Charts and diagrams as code
=-=-=

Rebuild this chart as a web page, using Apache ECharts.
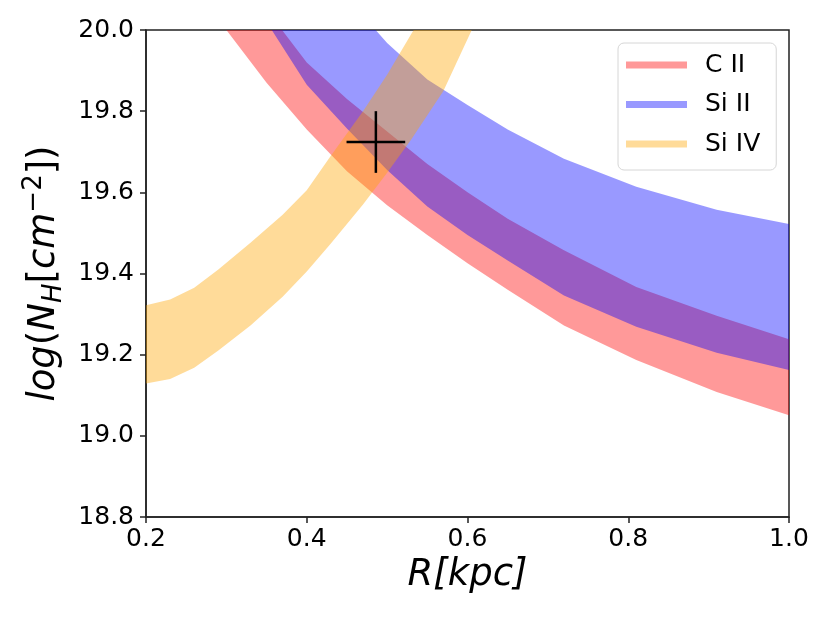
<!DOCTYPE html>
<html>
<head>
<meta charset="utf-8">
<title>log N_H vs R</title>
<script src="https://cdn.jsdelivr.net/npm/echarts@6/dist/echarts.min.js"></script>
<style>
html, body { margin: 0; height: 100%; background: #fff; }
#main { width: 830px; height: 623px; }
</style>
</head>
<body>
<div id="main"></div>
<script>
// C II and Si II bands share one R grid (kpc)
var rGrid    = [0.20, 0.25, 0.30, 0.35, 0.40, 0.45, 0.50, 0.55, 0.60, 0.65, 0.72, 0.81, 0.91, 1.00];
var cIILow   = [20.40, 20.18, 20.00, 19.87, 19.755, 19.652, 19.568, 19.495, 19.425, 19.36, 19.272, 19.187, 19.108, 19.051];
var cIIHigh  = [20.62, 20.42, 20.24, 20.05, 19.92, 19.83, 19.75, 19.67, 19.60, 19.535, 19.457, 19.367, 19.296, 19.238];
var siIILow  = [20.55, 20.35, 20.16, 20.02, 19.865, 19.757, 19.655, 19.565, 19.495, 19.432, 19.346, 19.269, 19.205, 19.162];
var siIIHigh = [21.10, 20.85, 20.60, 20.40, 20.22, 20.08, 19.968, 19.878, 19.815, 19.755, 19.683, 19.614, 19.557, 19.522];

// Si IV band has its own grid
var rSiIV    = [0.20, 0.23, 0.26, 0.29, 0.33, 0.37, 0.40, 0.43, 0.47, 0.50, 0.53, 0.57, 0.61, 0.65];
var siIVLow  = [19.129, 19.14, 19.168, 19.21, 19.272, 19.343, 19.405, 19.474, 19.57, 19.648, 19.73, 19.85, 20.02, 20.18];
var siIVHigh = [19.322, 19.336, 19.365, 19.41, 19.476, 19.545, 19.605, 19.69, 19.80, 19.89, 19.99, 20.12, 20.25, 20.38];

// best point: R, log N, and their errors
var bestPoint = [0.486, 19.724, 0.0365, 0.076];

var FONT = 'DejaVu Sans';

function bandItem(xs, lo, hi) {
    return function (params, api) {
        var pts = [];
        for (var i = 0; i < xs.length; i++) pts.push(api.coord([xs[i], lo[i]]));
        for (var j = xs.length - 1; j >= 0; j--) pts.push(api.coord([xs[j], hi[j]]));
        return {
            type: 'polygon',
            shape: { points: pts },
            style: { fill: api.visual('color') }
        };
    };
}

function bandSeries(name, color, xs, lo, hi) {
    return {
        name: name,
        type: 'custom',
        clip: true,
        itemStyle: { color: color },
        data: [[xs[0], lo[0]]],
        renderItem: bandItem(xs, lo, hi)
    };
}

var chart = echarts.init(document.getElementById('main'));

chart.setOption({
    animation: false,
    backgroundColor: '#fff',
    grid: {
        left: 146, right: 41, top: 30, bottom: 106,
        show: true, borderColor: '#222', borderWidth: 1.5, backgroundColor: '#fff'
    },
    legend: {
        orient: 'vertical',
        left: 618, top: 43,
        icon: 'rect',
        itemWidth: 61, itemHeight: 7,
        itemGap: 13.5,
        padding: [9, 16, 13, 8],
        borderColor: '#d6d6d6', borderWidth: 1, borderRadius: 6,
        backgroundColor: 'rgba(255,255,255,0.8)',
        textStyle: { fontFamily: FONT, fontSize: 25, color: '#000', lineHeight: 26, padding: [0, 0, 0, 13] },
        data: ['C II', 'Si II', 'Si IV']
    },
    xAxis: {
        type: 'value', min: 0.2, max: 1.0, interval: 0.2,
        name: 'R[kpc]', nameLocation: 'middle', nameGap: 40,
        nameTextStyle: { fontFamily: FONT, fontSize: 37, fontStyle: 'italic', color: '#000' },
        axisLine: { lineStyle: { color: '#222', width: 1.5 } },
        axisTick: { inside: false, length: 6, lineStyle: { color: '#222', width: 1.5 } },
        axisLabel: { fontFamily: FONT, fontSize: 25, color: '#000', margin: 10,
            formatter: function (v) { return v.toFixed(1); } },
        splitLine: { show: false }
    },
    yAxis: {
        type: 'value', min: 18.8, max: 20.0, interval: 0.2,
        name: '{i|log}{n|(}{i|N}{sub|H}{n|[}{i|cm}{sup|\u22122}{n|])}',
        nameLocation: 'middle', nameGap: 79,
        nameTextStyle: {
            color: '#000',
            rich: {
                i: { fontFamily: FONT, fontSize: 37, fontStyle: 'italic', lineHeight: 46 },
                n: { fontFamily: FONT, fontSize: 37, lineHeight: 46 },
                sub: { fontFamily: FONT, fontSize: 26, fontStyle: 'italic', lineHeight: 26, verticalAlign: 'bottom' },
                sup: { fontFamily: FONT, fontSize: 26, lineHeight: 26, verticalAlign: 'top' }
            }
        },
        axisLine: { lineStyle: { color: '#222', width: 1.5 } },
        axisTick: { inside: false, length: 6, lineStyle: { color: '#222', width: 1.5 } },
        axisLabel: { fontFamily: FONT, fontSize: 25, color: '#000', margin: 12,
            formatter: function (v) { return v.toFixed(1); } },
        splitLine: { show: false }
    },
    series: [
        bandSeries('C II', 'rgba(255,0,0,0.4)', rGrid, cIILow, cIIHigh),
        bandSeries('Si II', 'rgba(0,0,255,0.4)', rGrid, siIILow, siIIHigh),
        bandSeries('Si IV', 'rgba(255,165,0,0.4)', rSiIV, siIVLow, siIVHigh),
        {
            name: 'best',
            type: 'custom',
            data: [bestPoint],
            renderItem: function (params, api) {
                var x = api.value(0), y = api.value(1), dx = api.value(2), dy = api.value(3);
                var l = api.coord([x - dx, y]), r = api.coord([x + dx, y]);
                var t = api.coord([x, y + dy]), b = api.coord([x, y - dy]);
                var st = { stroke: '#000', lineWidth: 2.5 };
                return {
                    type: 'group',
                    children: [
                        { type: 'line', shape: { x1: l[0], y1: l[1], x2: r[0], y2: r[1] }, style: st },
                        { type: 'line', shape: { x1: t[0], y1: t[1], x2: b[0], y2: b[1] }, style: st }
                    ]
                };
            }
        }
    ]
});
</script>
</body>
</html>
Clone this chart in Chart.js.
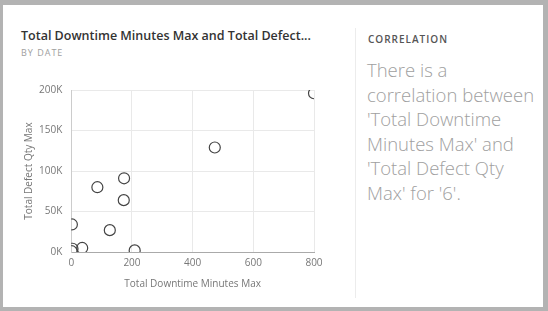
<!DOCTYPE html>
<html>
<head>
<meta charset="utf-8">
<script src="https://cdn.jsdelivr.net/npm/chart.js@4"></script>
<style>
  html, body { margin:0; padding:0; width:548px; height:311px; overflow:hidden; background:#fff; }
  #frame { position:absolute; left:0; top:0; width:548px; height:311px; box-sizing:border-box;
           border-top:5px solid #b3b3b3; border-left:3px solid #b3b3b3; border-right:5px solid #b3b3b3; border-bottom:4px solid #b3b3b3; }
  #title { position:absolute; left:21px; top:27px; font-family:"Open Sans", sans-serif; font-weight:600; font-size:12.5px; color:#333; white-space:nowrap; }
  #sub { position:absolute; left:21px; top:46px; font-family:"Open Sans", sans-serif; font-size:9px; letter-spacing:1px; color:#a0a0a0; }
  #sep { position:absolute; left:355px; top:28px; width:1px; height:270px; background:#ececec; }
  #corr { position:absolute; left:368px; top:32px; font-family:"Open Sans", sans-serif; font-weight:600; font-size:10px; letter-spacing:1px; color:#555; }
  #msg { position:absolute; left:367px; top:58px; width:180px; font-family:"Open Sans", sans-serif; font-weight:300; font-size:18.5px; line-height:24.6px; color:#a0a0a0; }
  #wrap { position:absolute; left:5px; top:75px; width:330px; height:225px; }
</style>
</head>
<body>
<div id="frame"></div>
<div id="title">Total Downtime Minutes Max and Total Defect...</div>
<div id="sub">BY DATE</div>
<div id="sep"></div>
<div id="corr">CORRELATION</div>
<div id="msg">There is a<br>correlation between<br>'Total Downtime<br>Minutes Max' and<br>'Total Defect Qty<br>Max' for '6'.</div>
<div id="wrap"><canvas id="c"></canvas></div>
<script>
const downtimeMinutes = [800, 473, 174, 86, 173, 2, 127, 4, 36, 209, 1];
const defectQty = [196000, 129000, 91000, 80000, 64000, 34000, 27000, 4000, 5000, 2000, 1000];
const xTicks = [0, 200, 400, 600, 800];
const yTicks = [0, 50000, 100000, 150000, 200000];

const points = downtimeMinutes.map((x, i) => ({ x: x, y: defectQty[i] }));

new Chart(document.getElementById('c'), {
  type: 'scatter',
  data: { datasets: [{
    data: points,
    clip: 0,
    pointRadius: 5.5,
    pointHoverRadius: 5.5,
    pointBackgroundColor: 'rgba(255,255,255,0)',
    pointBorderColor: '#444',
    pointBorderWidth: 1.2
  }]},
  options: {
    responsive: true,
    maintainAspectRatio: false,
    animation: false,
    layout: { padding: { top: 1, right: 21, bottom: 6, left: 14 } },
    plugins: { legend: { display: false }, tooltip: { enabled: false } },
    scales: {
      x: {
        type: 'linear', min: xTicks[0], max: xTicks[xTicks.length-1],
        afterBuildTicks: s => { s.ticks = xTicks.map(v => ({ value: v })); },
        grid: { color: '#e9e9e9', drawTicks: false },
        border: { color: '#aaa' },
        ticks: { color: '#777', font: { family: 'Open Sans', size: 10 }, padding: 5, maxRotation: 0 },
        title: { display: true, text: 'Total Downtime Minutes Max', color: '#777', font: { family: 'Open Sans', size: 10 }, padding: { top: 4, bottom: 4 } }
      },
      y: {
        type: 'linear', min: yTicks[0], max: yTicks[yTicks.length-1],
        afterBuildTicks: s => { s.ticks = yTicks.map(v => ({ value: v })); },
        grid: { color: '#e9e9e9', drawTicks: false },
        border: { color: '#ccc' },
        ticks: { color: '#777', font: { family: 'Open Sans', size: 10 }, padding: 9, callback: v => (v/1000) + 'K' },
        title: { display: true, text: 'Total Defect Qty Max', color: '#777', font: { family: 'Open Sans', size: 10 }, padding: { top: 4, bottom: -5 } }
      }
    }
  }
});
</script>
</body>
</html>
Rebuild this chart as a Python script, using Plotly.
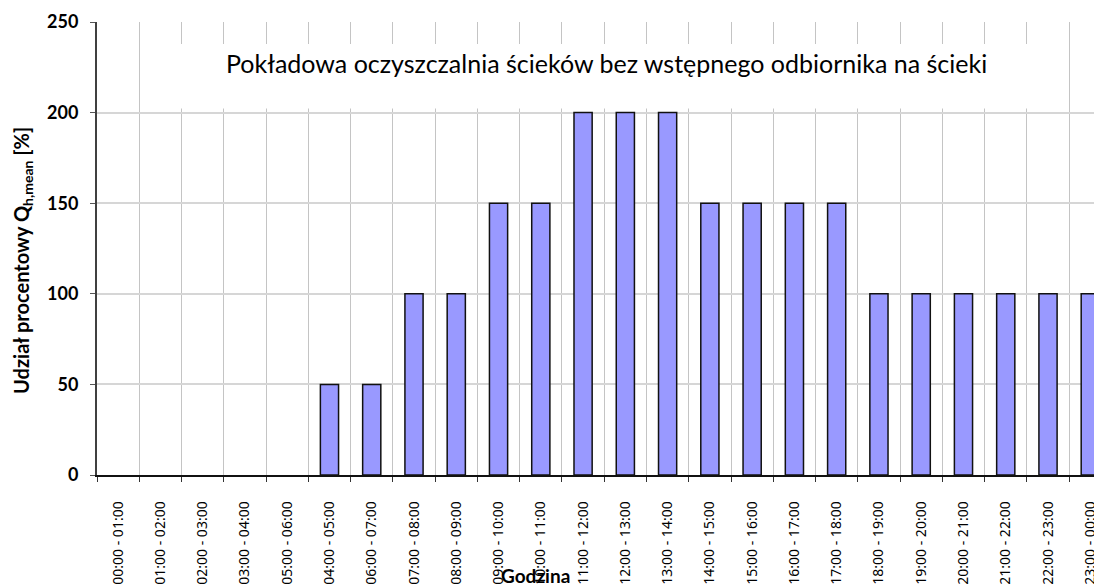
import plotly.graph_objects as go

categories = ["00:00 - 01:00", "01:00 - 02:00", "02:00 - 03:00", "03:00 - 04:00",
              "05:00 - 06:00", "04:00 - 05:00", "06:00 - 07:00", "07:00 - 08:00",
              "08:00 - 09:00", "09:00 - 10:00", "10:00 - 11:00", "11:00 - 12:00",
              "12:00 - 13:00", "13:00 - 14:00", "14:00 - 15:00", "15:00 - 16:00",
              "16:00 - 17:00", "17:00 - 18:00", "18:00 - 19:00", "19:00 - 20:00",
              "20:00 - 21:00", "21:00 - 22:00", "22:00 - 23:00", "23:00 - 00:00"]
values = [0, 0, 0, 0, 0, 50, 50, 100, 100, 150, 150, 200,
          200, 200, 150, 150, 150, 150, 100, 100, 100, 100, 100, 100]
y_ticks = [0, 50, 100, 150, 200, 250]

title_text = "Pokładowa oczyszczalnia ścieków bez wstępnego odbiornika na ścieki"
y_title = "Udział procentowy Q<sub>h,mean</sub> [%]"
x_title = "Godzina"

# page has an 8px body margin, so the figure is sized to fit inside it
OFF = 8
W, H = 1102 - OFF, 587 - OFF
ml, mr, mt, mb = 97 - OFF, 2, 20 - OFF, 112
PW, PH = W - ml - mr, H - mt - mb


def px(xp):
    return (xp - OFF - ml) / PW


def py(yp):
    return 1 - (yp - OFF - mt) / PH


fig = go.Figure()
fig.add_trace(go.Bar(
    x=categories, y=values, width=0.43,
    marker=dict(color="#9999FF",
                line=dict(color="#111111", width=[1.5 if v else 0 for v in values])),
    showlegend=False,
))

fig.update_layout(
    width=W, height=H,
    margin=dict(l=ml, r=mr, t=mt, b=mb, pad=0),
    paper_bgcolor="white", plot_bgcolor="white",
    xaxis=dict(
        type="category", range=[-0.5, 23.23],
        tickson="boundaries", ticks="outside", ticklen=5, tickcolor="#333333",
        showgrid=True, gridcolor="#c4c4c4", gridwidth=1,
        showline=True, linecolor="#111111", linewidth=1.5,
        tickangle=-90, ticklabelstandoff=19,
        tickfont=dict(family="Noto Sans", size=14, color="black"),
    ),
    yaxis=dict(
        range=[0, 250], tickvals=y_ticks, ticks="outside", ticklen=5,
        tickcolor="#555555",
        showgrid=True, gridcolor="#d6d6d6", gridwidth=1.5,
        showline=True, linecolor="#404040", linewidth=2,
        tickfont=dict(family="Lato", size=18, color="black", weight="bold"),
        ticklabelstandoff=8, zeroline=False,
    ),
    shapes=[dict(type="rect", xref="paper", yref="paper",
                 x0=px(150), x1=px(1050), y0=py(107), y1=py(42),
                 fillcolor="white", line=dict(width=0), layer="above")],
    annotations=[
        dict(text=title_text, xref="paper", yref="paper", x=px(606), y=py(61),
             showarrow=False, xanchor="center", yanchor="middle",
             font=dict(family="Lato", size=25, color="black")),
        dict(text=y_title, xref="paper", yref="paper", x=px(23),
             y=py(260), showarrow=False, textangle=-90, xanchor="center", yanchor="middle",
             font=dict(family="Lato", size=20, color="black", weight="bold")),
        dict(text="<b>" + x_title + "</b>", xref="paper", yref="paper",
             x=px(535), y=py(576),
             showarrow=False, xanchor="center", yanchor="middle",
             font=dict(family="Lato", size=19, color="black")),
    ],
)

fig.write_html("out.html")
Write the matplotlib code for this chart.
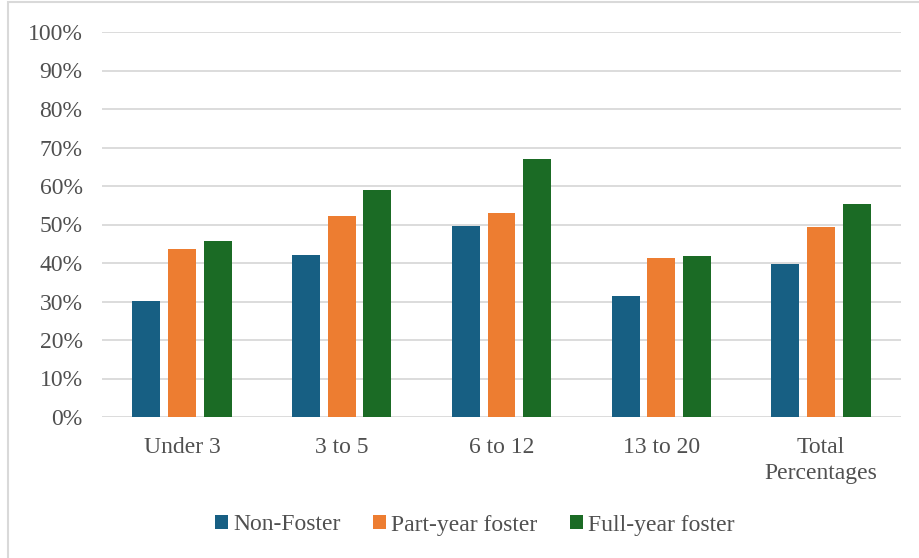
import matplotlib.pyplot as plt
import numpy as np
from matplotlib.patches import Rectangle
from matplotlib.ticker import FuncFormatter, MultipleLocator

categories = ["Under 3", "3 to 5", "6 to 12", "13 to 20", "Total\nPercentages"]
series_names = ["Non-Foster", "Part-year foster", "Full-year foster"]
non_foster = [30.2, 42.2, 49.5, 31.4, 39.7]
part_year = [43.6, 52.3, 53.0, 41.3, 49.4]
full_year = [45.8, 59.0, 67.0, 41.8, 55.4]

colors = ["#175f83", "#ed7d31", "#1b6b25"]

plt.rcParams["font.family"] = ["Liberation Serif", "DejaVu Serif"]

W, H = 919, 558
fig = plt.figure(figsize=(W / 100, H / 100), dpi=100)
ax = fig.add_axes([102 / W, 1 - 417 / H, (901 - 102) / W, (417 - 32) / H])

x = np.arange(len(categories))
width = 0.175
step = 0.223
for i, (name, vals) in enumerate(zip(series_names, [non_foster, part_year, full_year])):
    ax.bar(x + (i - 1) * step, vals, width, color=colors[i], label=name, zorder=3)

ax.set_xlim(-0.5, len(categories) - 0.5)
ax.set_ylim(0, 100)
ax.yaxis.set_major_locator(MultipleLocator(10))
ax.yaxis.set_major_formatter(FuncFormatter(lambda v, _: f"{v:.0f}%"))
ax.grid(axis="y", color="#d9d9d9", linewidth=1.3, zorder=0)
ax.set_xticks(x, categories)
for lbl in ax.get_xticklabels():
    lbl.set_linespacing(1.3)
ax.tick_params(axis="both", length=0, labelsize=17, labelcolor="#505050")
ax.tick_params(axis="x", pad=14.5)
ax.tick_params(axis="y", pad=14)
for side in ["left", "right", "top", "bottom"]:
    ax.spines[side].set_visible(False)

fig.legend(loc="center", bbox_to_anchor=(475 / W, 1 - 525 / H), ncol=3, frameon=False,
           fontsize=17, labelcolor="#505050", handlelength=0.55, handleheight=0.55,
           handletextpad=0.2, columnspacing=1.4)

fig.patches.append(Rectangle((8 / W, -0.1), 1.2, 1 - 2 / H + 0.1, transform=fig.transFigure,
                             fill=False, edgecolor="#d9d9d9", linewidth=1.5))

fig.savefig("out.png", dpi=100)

=-=-=

PROBLEM>
Leave out the pictures and give again exactly the lines from the one with "Write the matplotlib code for this chart." through the one with "from matplotlib.ticker import", and no others.

SOLUTION BELOW>
Write the matplotlib code for this chart.
import matplotlib.pyplot as plt
import numpy as np
from matplotlib.patches import Rectangle
from matplotlib.ticker import FuncFormatter, MultipleLocator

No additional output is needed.